With her, it’s depth, as indicated by more than 160 Top 40 songs and by album sales. Streaming? So far in 2024, Swift was the most streamed artist in every month. Unless Mariah Carey has a big December, look for the Shake it Off singer to run the table. Her fans devour her music whole – they sang along to most all of the nearly 50 songs (or parts of songs) performed at Rogers Centre.
At one point, Swift asked how many in attendance had been to an Eras Tour show before. The big applause was no surprise. The tour began way back on March 17, 2023, at State Farm Stadium in Glendale, Ariz. A concert film, Taylor Swift: The Eras Tourwas released more than a year ago. It feels like the rest of the world has seen the movie, and Canada is still reading the book.
One didn’t even need to attend the concert on Thursday to realize something was up. Police horses outside were decked out with giant Swiftie friendship bracelets around their necks. A streetcar driver called out city landmarks as if he were running a tour bus. Fans were lined up for blocks to attend a pre-show Taylgate ′24 party near Rogers Centre. Was this a concert, or is a convention in town?
The show, which included a solo acoustic set on piano and acoustic guitar, ended with bursts of confetti and fireworks. Sure, why not. But the evening was just as much about catharsis, community and a safe place as it was about music and razzle-dazzle. I saw complete strangers bonding all night, beaming smiles all around.

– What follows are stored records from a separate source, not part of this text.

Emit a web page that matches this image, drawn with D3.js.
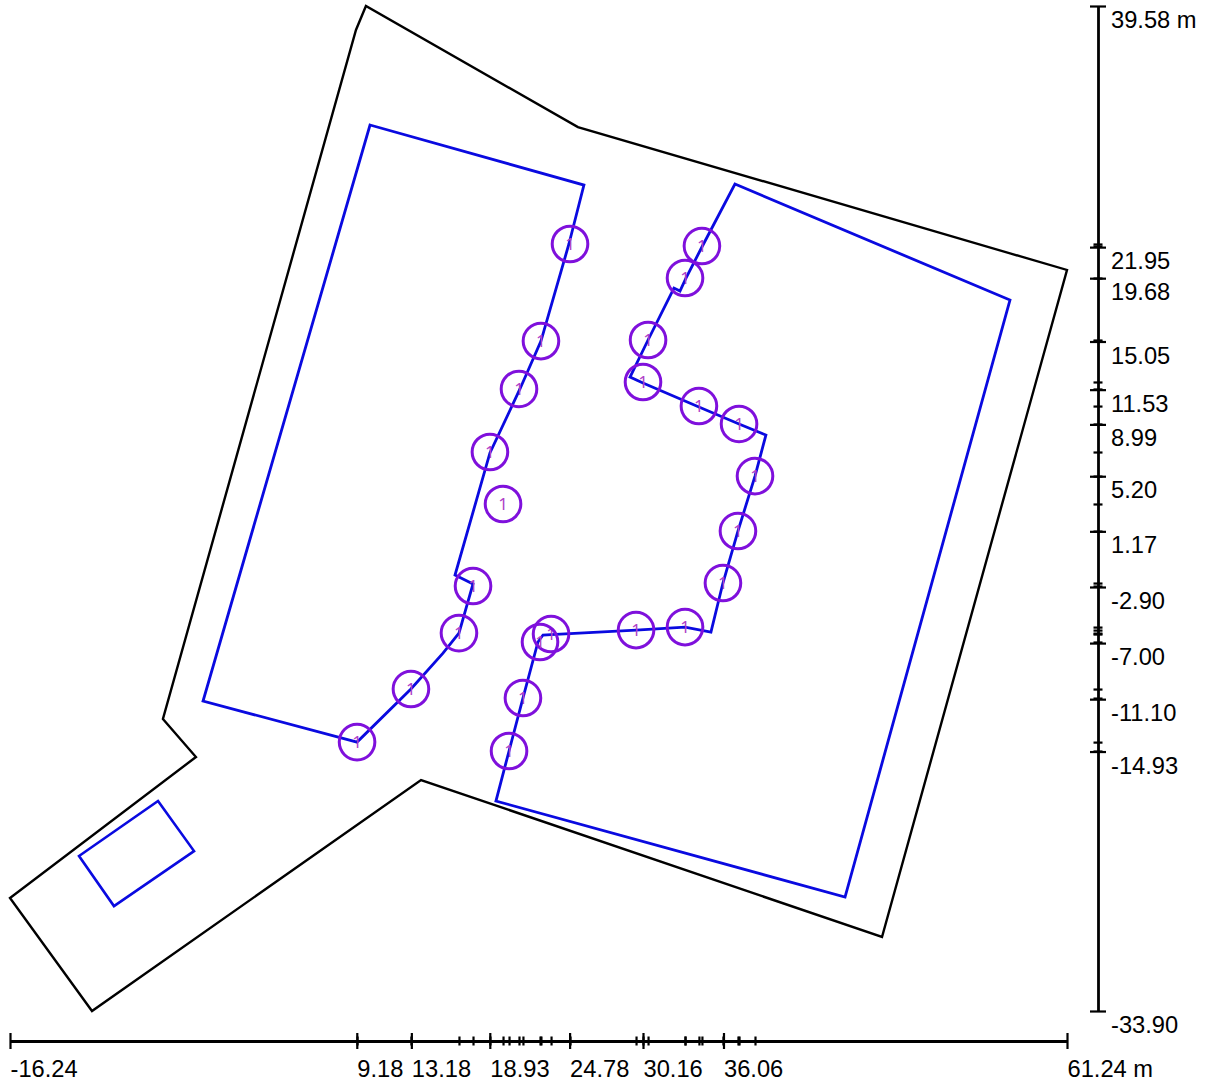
<!DOCTYPE html>
<html><head><meta charset="utf-8">
<script src="https://cdn.jsdelivr.net/npm/d3@7/dist/d3.min.js"></script>
<style>html,body{margin:0;padding:0;background:#fff}svg{display:block}text{font-family:"Liberation Sans",Arial,sans-serif}</style>
</head><body><svg id="c" width="1206" height="1083"></svg>
<script>
// All values in metres
const xLabelled=[-16.24,9.18,13.18,18.93,24.78,30.16,36.06,61.24];
const yLabelled=[39.58,21.95,19.68,15.05,11.53,8.99,5.20,1.17,-2.90,-7.00,-11.10,-14.93,-33.90];
const siteX=[9.85,9.12,-5.03,-2.61,-16.24,-10.23,13.89,47.68,61.24,25.39];
const siteY=[39.58,37.83,-12.55,-15.33,-25.64,-33.90,-17.01,-28.49,20.28,30.73];
const leftX=[10.15,25.83,24.73,22.68,21.14,18.94,16.38,17.70,16.67,15.50,13.15,9.20,-2.09];
const leftY=[30.88,26.49,22.18,15.08,11.58,6.90,-2.03,-2.68,-6.27,-7.73,-10.36,-14.24,-11.24];
const smallX=[-5.39,-2.75,-8.62,-11.18];
const smallY=[-18.55,-22.21,-26.23,-22.57];
const rightX=[36.90,57.06,44.97,19.38,20.34,21.36,22.46,22.83,23.42,29.65,33.24,35.14,36.02,37.12,38.37,39.17,37.20,34.26,30.16,29.21,30.53,32.43,32.87,33.31,34.48];
const rightY=[26.56,18.08,-25.57,-18.55,-14.89,-11.02,-6.92,-6.41,-6.38,-6.05,-5.83,-6.19,-2.61,1.19,5.21,8.21,9.02,10.26,12.01,12.45,15.16,18.96,18.74,19.69,21.96];
const markX=[24.81,34.48,33.24,22.68,30.53,21.07,30.16,34.26,37.20,18.94,38.37,19.90,37.12,36.02,17.70,16.67,23.42,22.61,29.65,33.24,13.15,21.36,9.20,20.34];
const markY=[22.18,22.03,19.69,15.08,15.16,11.58,12.09,10.33,9.02,6.97,5.21,3.17,1.19,-2.61,-2.83,-6.27,-6.34,-6.92,-6.05,-5.83,-10.36,-11.02,-14.24,-14.89];
const markLabel="1";

const svg=d3.select("#c");
const x=d3.scaleLinear().domain([-16.24,61.24]).range([10,1067]);
const y=d3.scaleLinear().domain([39.58,-33.90]).range([6,1011]);
const line=d3.line().x(d=>x(d[0])).y(d=>y(d[1]));
const pts=(a,b)=>a.map((v,i)=>[v,b[i]]);

function shape(a,b,color,w,closed){
  svg.append("path").attr("d",line(pts(a,b))+(closed?"Z":""))
    .attr("fill","none").attr("stroke",color).attr("stroke-width",w).attr("stroke-linejoin","miter");
}
shape(siteX,siteY,"#000",2.4,true);
shape(leftX,leftY,"#0a0ae0",2.8,true);
shape(smallX,smallY,"#0a0ae0",2.6,true);
shape(rightX,rightY,"#0a0ae0",2.8,true);

const marks=svg.append("g").selectAll("g").data(pts(markX,markY)).join("g")
  .attr("transform",d=>`translate(${x(d[0])},${y(d[1])})`);
marks.append("circle").attr("r",17.8).attr("fill","none").attr("stroke","#7f10dc").attr("stroke-width",3);
marks.append("text").text(markLabel).attr("text-anchor","middle").attr("dy","0.36em")
  .attr("font-size",17).style("font-family",'"Noto Sans",Roboto,sans-serif').attr("fill","#b040c8");

// bottom axis
const axB=svg.append("g").attr("transform","translate(0,1041)");
axB.append("g").call(d3.axisBottom(x).tickValues(markX).tickSize(0).tickFormat(""))
  .call(g=>g.select(".domain").remove())
  .call(g=>g.selectAll(".tick line").attr("y1",-4.5).attr("y2",4.5).attr("stroke-width",2.2).attr("stroke","#000"));
axB.append("g").call(d3.axisBottom(x).tickValues(xLabelled).tickSizeOuter(0)
    .tickFormat((d,i)=>d.toFixed(2)+(i===xLabelled.length-1?" m":"")))
  .call(g=>g.select(".domain").attr("stroke","#000").attr("stroke-width",2.8))
  .call(g=>g.selectAll(".tick line").attr("y1",-8).attr("y2",8).attr("stroke-width",2.2).attr("stroke","#000"))
  .call(g=>g.selectAll(".tick text").attr("text-anchor","start").attr("x",0).attr("y",27).attr("dy","0.36em")
     .attr("font-size",23.7).attr("font-family",'"Liberation Sans",Arial,sans-serif').attr("fill","#000"));

// right axis
const axR=svg.append("g").attr("transform","translate(1098,0)");
axR.append("g").call(d3.axisRight(y).tickValues(markY).tickSize(0).tickFormat(""))
  .call(g=>g.select(".domain").remove())
  .call(g=>g.selectAll(".tick line").attr("x1",-4.5).attr("x2",4.5).attr("stroke-width",2.2).attr("stroke","#000"));
axR.append("g").call(d3.axisRight(y).tickValues(yLabelled).tickSizeOuter(0)
    .tickFormat((d,i)=>d.toFixed(2)+(i===0?" m":"")))
  .call(g=>g.select(".domain").attr("stroke","#000").attr("stroke-width",2.8))
  .call(g=>g.selectAll(".tick line").attr("x1",-8).attr("x2",8).attr("stroke-width",2.2).attr("stroke","#000"))
  .call(g=>g.selectAll(".tick text").attr("text-anchor","start").attr("x",13).attr("y",13).attr("dy","0.36em")
     .attr("font-size",23.7).attr("font-family",'"Liberation Sans",Arial,sans-serif').attr("fill","#000"));
</script></body></html>
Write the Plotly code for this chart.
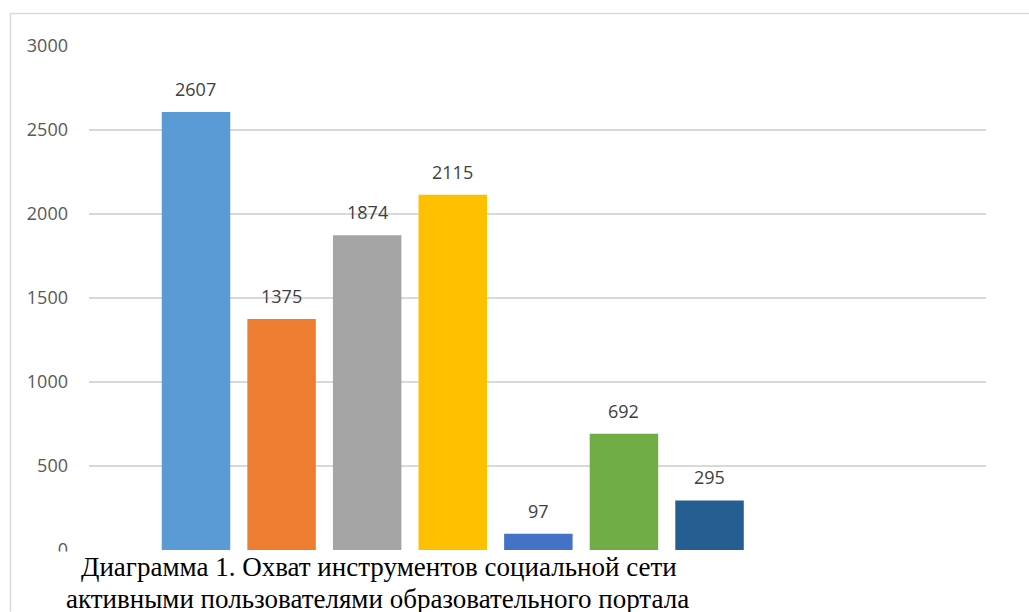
import plotly.graph_objects as go

categories = ["1", "2", "3", "4", "5", "6", "7"]
values = [2607, 1375, 1874, 2115, 97, 692, 295]
colors = ["#5B9BD5", "#ED7D31", "#A5A5A5", "#FFC000", "#4472C4", "#70AD47", "#255E91"]
y_ticks = [0, 500, 1000, 1500, 2000, 2500, 3000]
caption_lines = [
    "Диаграмма 1. Охват инструментов социальной сети",
    "активными пользователями образовательного портала",
]

W, H = 1029, 612
L, R = 89, 986
T, B = 46, 550.5


def px_x(p):
    return (p - L) / (R - L)


def px_y(p):
    return (B - p) / (B - T)


fig = go.Figure()
fig.add_trace(go.Bar(
    x=categories, y=values, marker=dict(color=colors, line=dict(width=0)),
    width=0.8, hoverinfo="skip",
))

for i, v in enumerate(values):
    fig.add_annotation(x=i, y=v, text=str(v), showarrow=False, yanchor="middle",
                       yshift=23, font=dict(family="Open Sans", size=18, color="#404040"))

shapes = [
    # cover zero grid line beyond the axis end
    dict(type="rect", xref="paper", yref="paper", x0=px_x(757), x1=px_x(995),
         y0=px_y(553), y1=px_y(548), fillcolor="white", line=dict(width=0), layer="above"),
    # caption box
    dict(type="rect", xref="paper", yref="paper", x0=px_x(12), x1=px_x(1029),
         y0=px_y(612), y1=px_y(552), fillcolor="white", line=dict(width=0), layer="above"),
    # outer border top and left
    dict(type="line", xref="paper", yref="paper", x0=px_x(10), x1=px_x(1029),
         y0=px_y(13.5), y1=px_y(13.5), line=dict(color="#D9D9D9", width=1.5), layer="above"),
    dict(type="line", xref="paper", yref="paper", x0=px_x(10.5), x1=px_x(10.5),
         y0=px_y(13), y1=px_y(612), line=dict(color="#D9D9D9", width=1.5), layer="above"),
]

fig.add_annotation(xref="paper", yref="paper", x=px_x(79), y=px_y(568), xanchor="left",
                   yanchor="middle", text=caption_lines[0], showarrow=False,
                   font=dict(family="Liberation Serif", size=27, color="black"))
fig.add_annotation(xref="paper", yref="paper", x=px_x(64), y=px_y(600), xanchor="left",
                   yanchor="middle", text=caption_lines[1], showarrow=False,
                   font=dict(family="Liberation Serif", size=27, color="black"))

fig.update_layout(
    width=W, height=H,
    margin=dict(l=L, r=W - R, t=T, b=H - B),
    paper_bgcolor="white", plot_bgcolor="white",
    showlegend=False, shapes=shapes,
    xaxis=dict(type="category", range=[-1.25, 9.23], showticklabels=False, ticks="",
               showgrid=False, zeroline=False, showline=False, fixedrange=True),
    yaxis=dict(range=[0, 3000], tickvals=y_ticks, ticktext=[str(t) for t in y_ticks],
               showgrid=True, gridcolor="#D9D9D9", gridwidth=1.5, zeroline=False,
               showline=False, ticks="", ticklabelstandoff=20,
               tickfont=dict(family="Open Sans", size=18, color="#595959")),
)

fig.write_html("out.html", config={"displayModeBar": False},
               post_script="document.body.style.margin='0';document.body.style.overflow='hidden';")
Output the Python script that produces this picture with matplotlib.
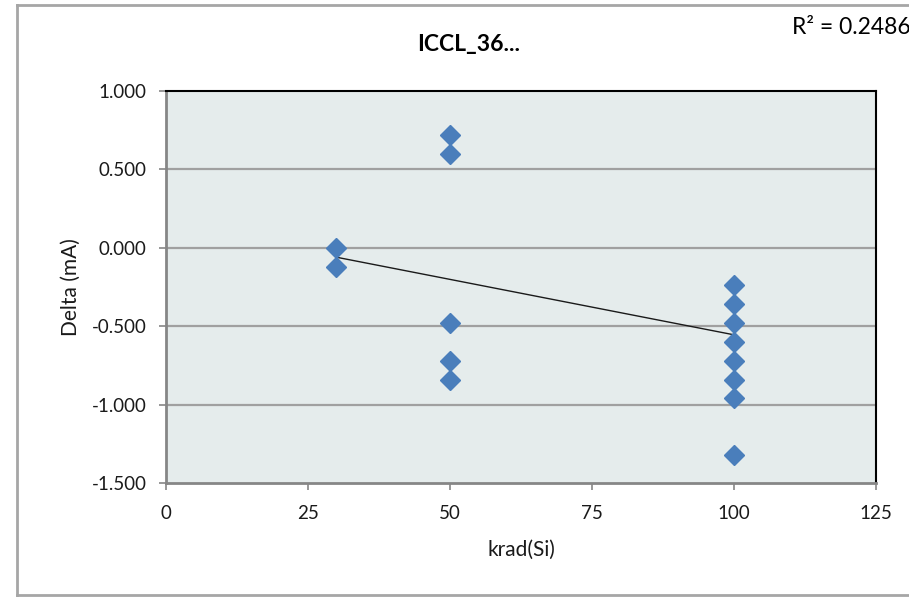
import matplotlib
matplotlib.use("Agg")
import matplotlib.pyplot as plt
from matplotlib.lines import Line2D

plt.rcParams['font.family'] = ['Lato', 'DejaVu Sans']

# Measurements: dose (krad(Si)) and current delta (mA)
dose = [30, 30, 50, 50, 50, 50, 50, 100, 100, 100, 100, 100, 100, 100, 100]
delta = [0.00, -0.12, 0.72, 0.60, -0.48, -0.72, -0.84,
         -0.24, -0.36, -0.48, -0.60, -0.72, -0.84, -0.96, -1.32]

# Linear trendline endpoints and its fit quality
trend_x = [30, 100]
trend_y = [-0.06, -0.555]
r_squared = 0.2486

title = "ICCL_36..."
x_ticks = [0, 25, 50, 75, 100, 125]
y_ticks = [-1.5, -1.0, -0.5, 0.0, 0.5, 1.0]

W, H = 909, 597
fig = plt.figure(figsize=(W / 100, H / 100), dpi=100)
fig.patch.set_facecolor('white')

ax = fig.add_axes([166 / W, 1 - 483 / H, (876 - 166) / W, (483 - 91) / H])
ax.set_facecolor('#E5ECEC')
ax.set_xlim(0, 125)
ax.set_ylim(-1.5, 1.0)
ax.set_xticks(x_ticks)
ax.set_yticks(y_ticks)
ax.set_yticklabels([f"{v:.3f}" for v in y_ticks])

for v in [-1.0, -0.5, 0.0, 0.5]:
    ax.axhline(v, color='#A0A0A0', lw=1.6, zorder=1)

ax.plot(trend_x, trend_y, color='#1A1A1A', lw=1.0, zorder=2)
ax.plot(dose, delta, linestyle='none', marker='D', markersize=10.5,
        color='#4A7EBB', markeredgecolor='#4A7EBB', zorder=3, clip_on=False)

for side in ('left', 'bottom'):
    ax.spines[side].set_color('#868686')
    ax.spines[side].set_linewidth(2.0)
for side in ('top', 'right'):
    ax.spines[side].set_color('black')
    ax.spines[side].set_linewidth(1.5)

ax.tick_params(axis='both', direction='out', length=5, width=1.2,
               color='#868686', labelsize=13.5, labelcolor='#1A1A1A')
ax.tick_params(axis='y', pad=9)
ax.tick_params(axis='x', pad=11)

ax.set_xlabel("krad(Si)", fontsize=15, labelpad=13, color='#1A1A1A')
ax.set_ylabel("Delta (mA)", fontsize=15, labelpad=8, color='#1A1A1A')

fig.text(469 / W, 1 - 45 / H, title, fontsize=16.5, fontweight='bold',
         ha='center', va='center')
fig.text(792 / W, 1 - 27 / H, f"R² = {r_squared:.4f}", fontsize=16.5,
         ha='left', va='center')

# Chart-area frame (continues past the right edge)
frame = dict(color='#A6A6A6', lw=2.0, transform=fig.transFigure)
fig.add_artist(Line2D([17 / W, 1.0], [1 - 5 / H, 1 - 5 / H], **frame))
fig.add_artist(Line2D([17 / W, 1.0], [1 - 595 / H, 1 - 595 / H], **frame))
fig.add_artist(Line2D([17 / W, 17 / W], [1 - 5 / H, 1 - 595 / H], **frame))

fig.savefig("out.png", dpi=100)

On Saturday, Halifax indie musician Rich Aucoin plays Toronto’s Longboat Hall, capacity 400. After more than 15 years, he’s winding down his interactive shows that involve confetti, singalongs and dancing together beneath a giant coloured parachute. Swift is doing the exact same thing as Aucoin, just on a bigger scale. Her friendship bracelets aren’t a gimmick, they’re the whole point.
Taylor Swift plays Toronto’s Rogers Centre on Nov. 15, 16, 21, 22, 23; Vancouver’s BC Place, Dec. 6 to 8.